February 13: Javier Zuniga (Universidad del Pacifico, Peru)
Title: Modular Operations on Semi-stable Ribbon Graphs
Abstract: Modular operations appear in moduli spaces of Riemann surfaces as an “opposite” operation to geodesic degeneration. This was studied initially as Modular operads by Getzler and Kapranov. Graph homology was developed by Kontsevich from stable ribbon graphs which arise from a cellular decomposition of moduli space. Using and extension of this model via semi-stable graphs it is possible to define modular operations that can be used to give a combinatorial solution to the Master Equation.
February 20: Daniel Studenmund (Notre Dame)
Title: Semiduality in group cohomology
Abstract: A duality group has a pairing exhibiting isomorphisms between its homology and cohomology groups. Examples include solvable Baumslag-Solitar groups and arithmetic groups over number fields, by work of Borel and Serre. Many naturally occurring groups fail to be duality groups, but are morally very close. In this talk we make this precise with the notion of a semiduality group. We then make a general conjecture, building on the result of Borel-Serre, that certain arithmetic groups in positive characteristic are semiduality groups, and discuss aspects of the proof in the rank 1 case. This talk covers work joint with Kevin Wortman.
February 27: Maxim Bergeron (Chicago)
Title: The topology of representation varieties
Abstract: Let G be a complex reductive algebraic group (such as a the general linear group) and let K be a maximal compact subgroup of G (such as the unitary group). I will discuss exceptional classes of finitely generated groups \Gamma for which the space of representations Hom(\Gamma,G) admits a deformation retraction onto the subspace Hom(\Gamma,K).
March 6: Rohit Nagpal (Michigan)
Title: Finiteness properties of the Steinberg representation
Abstract: We will show that the Steinberg modules for the general linear groups form a Koszul monoid in an appropriate symmetric monoidal category. Using this we will find bounds on the codimension-one cohomology of level-3 congruence subgroups. This Koszulness result can also be used to show Ash–Putman–Sam homological vanishing theorem for the Steinberg representations. This is a joint work with Jeremy Miller and Peter Patzt.
March 13: Spring Break
March 20: no seminar
March 27: Zachary Himes (Topic Exam)
Title: Homological stability of groups
Abstract: In this talk, I will describe an argument due to Quillen for detecting when a family of groups (for example, the symmetric groups) have stable homology groups along with several generalizations of this phenomenon. For an application, I will also discuss how homological stability can be applied to study the homology of the moduli space of hyperelliptic curves.
April 3: no seminar
April 10: Dan Yasaki (UNC Greensboro)
Title: On the growth of torsion in the cohomology of arithmetic groups
Abstract: Bergeron and Venkatesh give a precise conjecture about the growth of the order of the torsion subgroup of homology groups over a tower of cocompact congruence subgroups. In this talk, we describe our computational investigation of this phenomena. We consider the cohomology of several (non-cocompact) arithmetic groups, including GL_n(Z) for n = 3, 4, 5 and GL_2(O) for various rings of integers, and observe its growth as a function of level. In all cases where our dataset is sufficiently large, we observe excellent agreement with the same limit as in the predictions of Bergeron-Venkatesh. This is joint work with Avner Ash, Paul Gunnells, and Mark McConnell.
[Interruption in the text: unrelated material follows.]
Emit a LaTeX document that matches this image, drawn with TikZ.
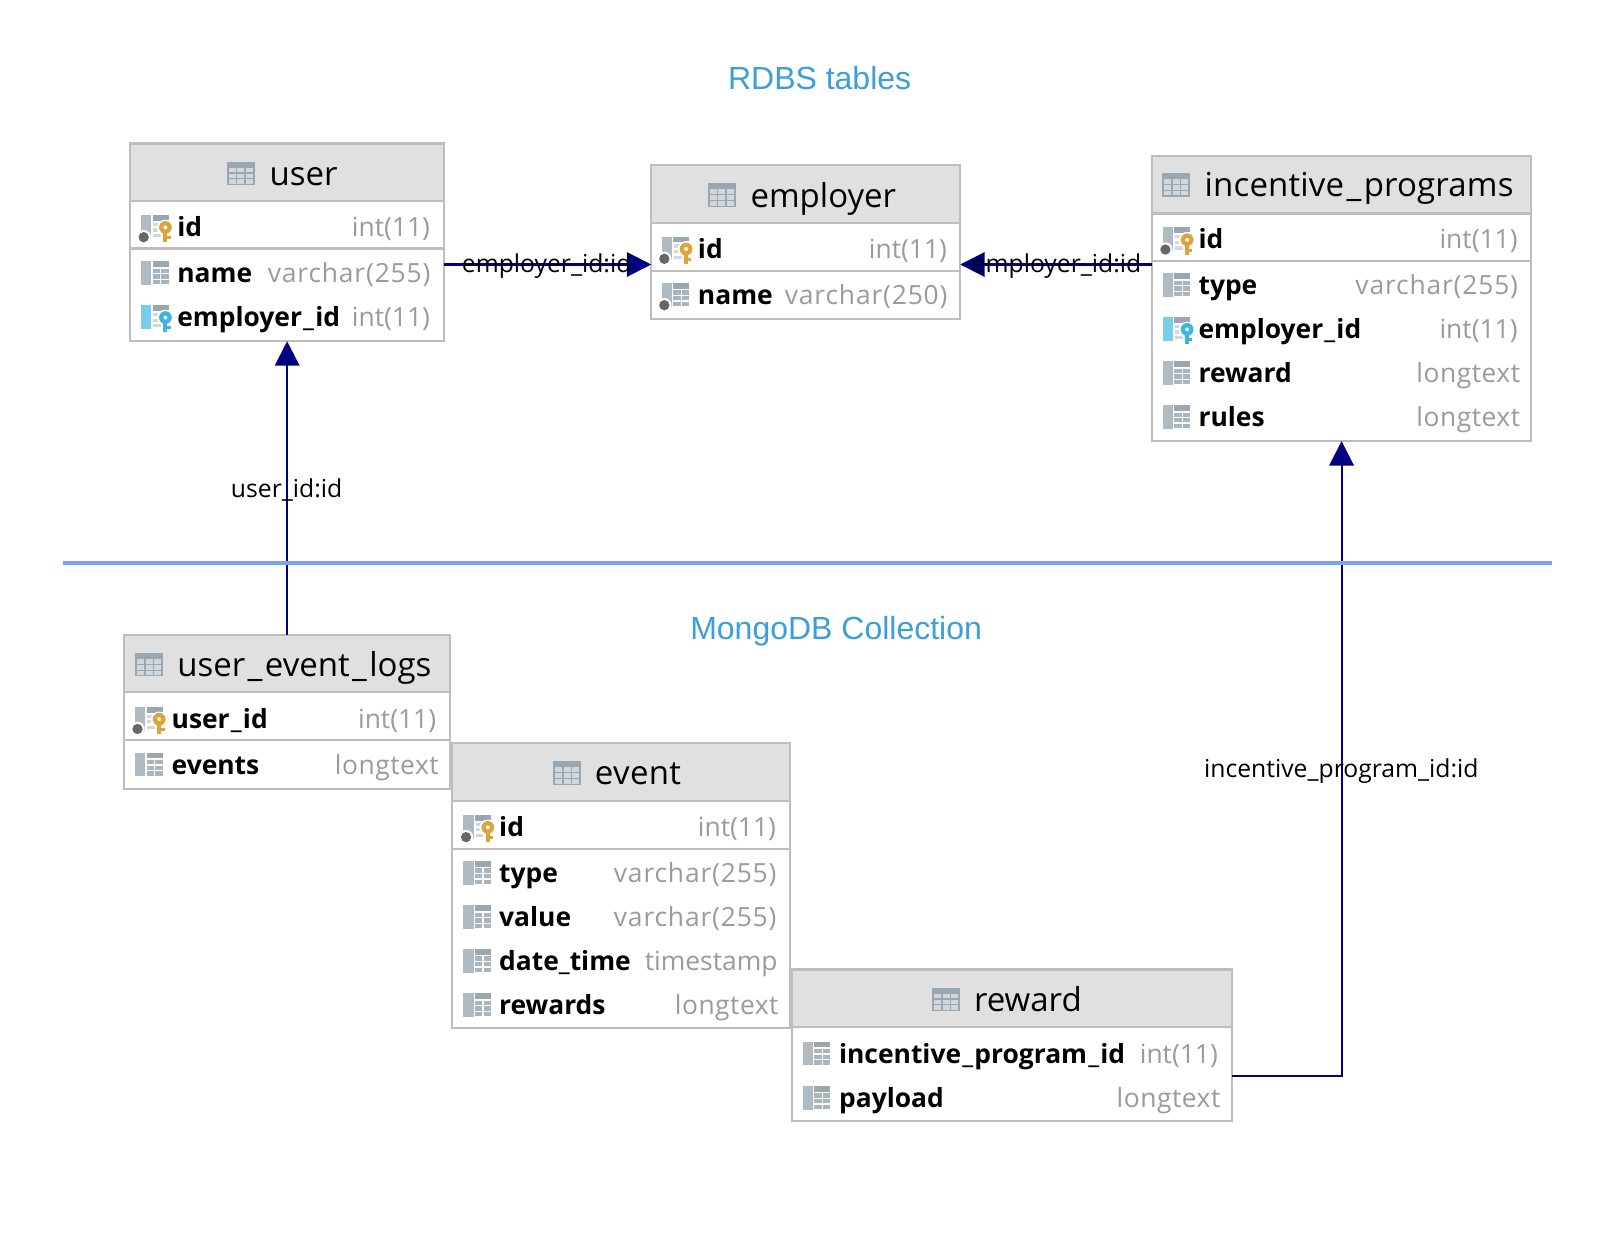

April 17: Steven Sam (San Diego)
Title: Representations of surjections and compactifications of moduli spaces
Abstract: Recently, the (co)homology of families of moduli spaces (e.g., configuration spaces, moduli space of curves with n marked points) have been fruitfully studied using the technology of FI-modules (functors on the category of finite sets and injective functions) to uncover patterns and stabilization results. However, many of these moduli spaces admit natural compactifications for which these techniques fail to be useful. I will explain some recent work which repairs this deficiency by using the category of finite sets and surjective functions.
April 24: Avner Ash (Boston College)
Title: Resolutions of the Steinberg module for GL(n)
Abstract: The Steinberg module St(n,K) for the general linear group G of a
number field K is the dualizing module for arithmetic subgroups of G. So
St(n,K) can be used in studying the cohomology of arithmetic groups, and is
especially suitable for computing Hecke operators. I will present several
resolutions of St(n,Q) that are helpful in this regard. I will discuss
applications to computations for congruence subgroups of SL(4,Z) (with Paul
Gunnells and Mark McConnell) and some work related to Serre-type
conjectures for GL(n,Z) (with Darrin Doud.)